By 1995, it was payback time: Congress passed what was called the Hawaiian Home Lands Recovery Act to make amends for the more recent taking. Three years after its passage, the federal government and the trust reached a landmark settlement, and nearly 1,000 acres were to be returned to Hawaiians.

But within a few years, one transfer fell through, and today, more than a quarter-century later, the U.S. government still owes millions of dollars of land to the trust.

And unbeknownst to Kahikina and many others, Congress was undermining its pledge of redress by passing at least half a dozen pieces of special legislation allowing land deals to go around the recovery act. Over the past decade, the federal government has authorized roughly 40 such sales to private parties without offering the land to the trust, a practice one Hawaiian who has been on the homesteading waitlist for nearly a decade called “a slap in the face.”

As I shared details of my investigation with Kahikina, he became more upset. “You opened my eyes when you told me about that,” Kahikina said.

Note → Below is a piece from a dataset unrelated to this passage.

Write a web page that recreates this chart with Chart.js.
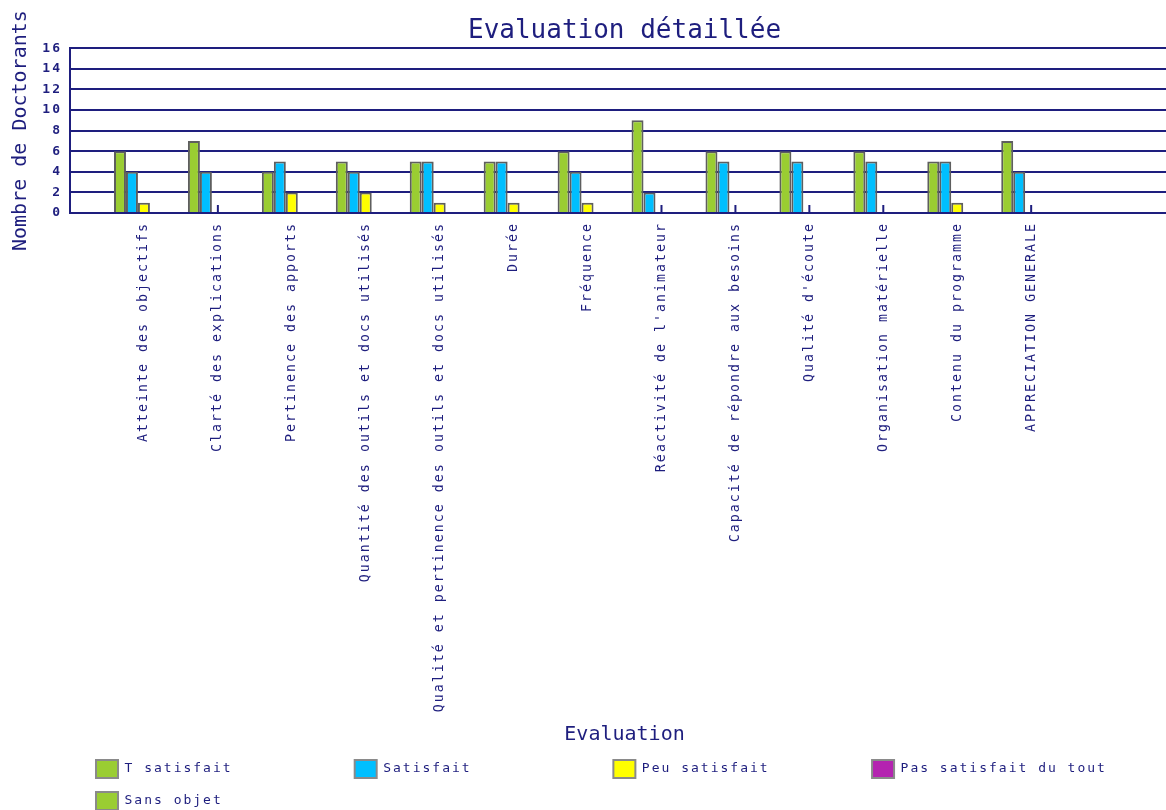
<!DOCTYPE html>
<html>
<head>
<meta charset="utf-8">
<script src="https://cdn.jsdelivr.net/npm/chart.js@4.4.1/dist/chart.umd.min.js"></script>
<style>
  html, body { margin: 0; padding: 0; background: #fff; overflow: hidden; }
  #wrap { width: 1204px; height: 810px; }
</style>
</head>
<body>
<div id="wrap"><canvas id="mainChart" width="1204" height="810"></canvas></div>
<script>
const categories = [
    "Atteinte des objectifs",
    "Clarté des explications",
    "Pertinence des apports",
    "Quantité des outils et docs utilisés",
    "Qualité et pertinence des outils et docs utilisés",
    "Durée",
    "Fréquence",
    "Réactivité de l'animateur",
    "Capacité de répondre aux besoins",
    "Qualité d'écoute",
    "Organisation matérielle",
    "Contenu du programme",
    "APPRECIATION GENERALE"
];
const tSatisfait   = [6, 7, 4, 5, 5, 5, 6, 9, 6, 6, 6, 5, 7];
const satisfait    = [4, 4, 5, 4, 5, 5, 4, 2, 5, 5, 5, 5, 4];
const peuSatisfait = [1, 0, 2, 2, 1, 1, 1, 0, 0, 0, 0, 1, 0];
const pasSatisfait = [0, 0, 0, 0, 0, 0, 0, 0, 0, 0, 0, 0, 0];
const sansObjet    = [0, 0, 0, 0, 0, 0, 0, 0, 0, 0, 0, 0, 0];
const yMax = 16, yStep = 2;

const NAVY = '#1e1e7e';
const MONO = "'DejaVu Sans Mono', monospace";

// blank slot before and after the categories, like the original graph
const pad = arr => [null, ...arr, null, null];
const labels = pad(categories).map(v => v === null ? '' : v);

// the original pixel font is widely spaced (ticks + legend), titles are not
function noSpacing(obj, fn) {
    if (!obj || obj['_ns_' + fn]) return;
    const orig = obj[fn];
    obj[fn] = function (...a) {
        const ctx = this.ctx, prev = ctx.letterSpacing;
        ctx.letterSpacing = '0px';
        orig.apply(this, a);
        ctx.letterSpacing = prev;
    };
    obj['_ns_' + fn] = true;
}
const spacing = {
    id: 'spacing',
    beforeLayout(c) { c.ctx.letterSpacing = '2px'; },
    afterLayout(c) {
        noSpacing(c.titleBlock, 'draw');
        noSpacing(c.scales.x, 'drawTitle');
        noSpacing(c.scales.y, 'drawTitle');
    },
    beforeDraw(c) { c.ctx.letterSpacing = '2px'; }
};

// small tick marks pointing up into the plot, hidden behind the bars
const innerTicks = {
    id: 'innerTicks',
    beforeDatasetsDraw(c) {
        const x = c.scales.x, ctx = c.ctx;
        ctx.save();
        ctx.strokeStyle = NAVY;
        ctx.lineWidth = 2;
        x.ticks.forEach((t, i) => {
            if (!labels[i]) return;
            const px = x.getPixelForTick(i);
            ctx.beginPath();
            ctx.moveTo(px, x.top);
            ctx.lineTo(px, x.top - 8);
            ctx.stroke();
        });
        ctx.restore();
    }
};

const shiftLegend = {
    id: 'shiftLegend',
    afterLayout(c) {
        c.legend.left += 12; c.legend.right += 12;
        c.legend.top += 10; c.legend.bottom += 10;
    }
};

function ds(label, data, color) {
    return {
        label: label,
        data: pad(data),
        backgroundColor: color,
        borderColor: '#5e5e5e',
        borderWidth: 2,
        categoryPercentage: 0.81,
        barPercentage: 1.0
    };
}

new Chart(document.getElementById('mainChart').getContext('2d'), {
    type: 'bar',
    data: {
        labels: labels,
        datasets: [
            ds('T satisfait', tSatisfait, '#9acd32'),
            ds('Satisfait', satisfait, '#00bfff'),
            ds('Peu satisfait', peuSatisfait, '#ffff00'),
            ds('Pas satisfait du tout', pasSatisfait, '#b423b0'),
            ds('Sans objet', sansObjet, '#9acd32')
        ]
    },
    plugins: [spacing, innerTicks, shiftLegend],
    options: {
        responsive: false,
        animation: false,
        layout: { padding: 0 },
        scales: {
            x: {
                offset: false,
                afterFit: s => { s.height = 523; },
                grid: { display: false, drawTicks: false },
                border: { display: true, color: NAVY, width: 2 },
                ticks: {
                    autoSkip: false, maxRotation: 90, minRotation: 90,
                    padding: 9, color: NAVY, font: { family: MONO, size: 13.3 }
                },
                title: {
                    display: true, text: 'Evaluation', color: NAVY,
                    font: { family: MONO, size: 20 }, padding: { top: 0, bottom: -11 }
                }
            },
            y: {
                min: 0, max: yMax,
                afterFit: s => { s.width = 70; },
                grid: { color: NAVY, lineWidth: 2, drawTicks: false },
                border: { display: true, color: NAVY, width: 2 },
                ticks: {
                    stepSize: yStep, padding: 8, color: NAVY,
                    font: { family: MONO, size: 13, weight: 'bold' }
                },
                title: {
                    display: true, text: 'Nombre de Doctorants', color: NAVY,
                    font: { family: MONO, size: 20 }, padding: { top: 9, bottom: 0 }
                }
            }
        },
        plugins: {
            title: {
                display: true, text: 'Evaluation détaillée', color: NAVY, fullSize: false,
                font: { family: MONO, size: 26, weight: 'normal' },
                padding: { top: 16, bottom: 1 }
            },
            legend: {
                position: 'bottom', align: 'start', fullSize: false,
                labels: {
                    boxWidth: 22, boxHeight: 18, padding: 14, color: NAVY,
                    font: { family: MONO, size: 13 },
                    generateLabels: c => c.data.datasets.map((d, i) => ({
                        text: d.label.padEnd(22, ' '),
                        fillStyle: d.backgroundColor,
                        strokeStyle: '#8a8a8a',
                        lineWidth: 2,
                        fontColor: NAVY,
                        hidden: false,
                        datasetIndex: i
                    }))
                }
            },
            tooltip: { enabled: false }
        }
    }
});
</script>
</body>
</html>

We were sitting outside the West Oahu homesteading residence that has been in his family for three generations. He kept repeating the same thing, underscoring what he considers government indifference to the plight of Hawaiians: “It’s like we’re an invisible people.”

I know something about that. I know something about land takings.

I am CHamoru, a member of the indigenous people of Guam, a tiny Pacific island nearly 4,000 miles west of Hawaii. My family has had its own brush with land takings.

Japanese military forces seized control of Guam from the U.S. during World War II and occupied the island for more than two years. It was a brutal occupation. Growing up on Guam, I remember elder relatives sharing stories of the harsh times during the war — and the elation they felt when U.S. forces retook the island in a fierce battle in 1944.

But the elation for some was short-lived. After the war, the U.S. military acted to transform our 212-square-mile island into a strategic Western Pacific outpost, and thousands of acres were seized without adequate compensation to CHamoru families. My father’s village was destroyed during the war, and the residents were not allowed to return later to rebuild. Today, the place where his family and others lived for generations is a Navy base. The federal government now owns roughly a third of the island.

My parents’ families lost property after the war and for years sought just compensation. At times, the odds were steep. In the immediate aftermath of the war, the U.S government took firm control of the island, restricting access from the outside, appointing judges and creating other conditions that undermined a free-market economy. That depressed property values, and getting adequate compensation for government land condemnations was challenging at best.

But families persisted. Years ago, my mother’s family received a replacement parcel for one lot and is still seeking compensation for another. Who knows how long that will take.

Hawaiians, like Kahikina, are thinking the same thing. As the homesteading waitlist continues to grow, as more Hawaiians die without getting a lease and as more become homeless, they keep asking the same question: How long will it take to get what is rightfully ours?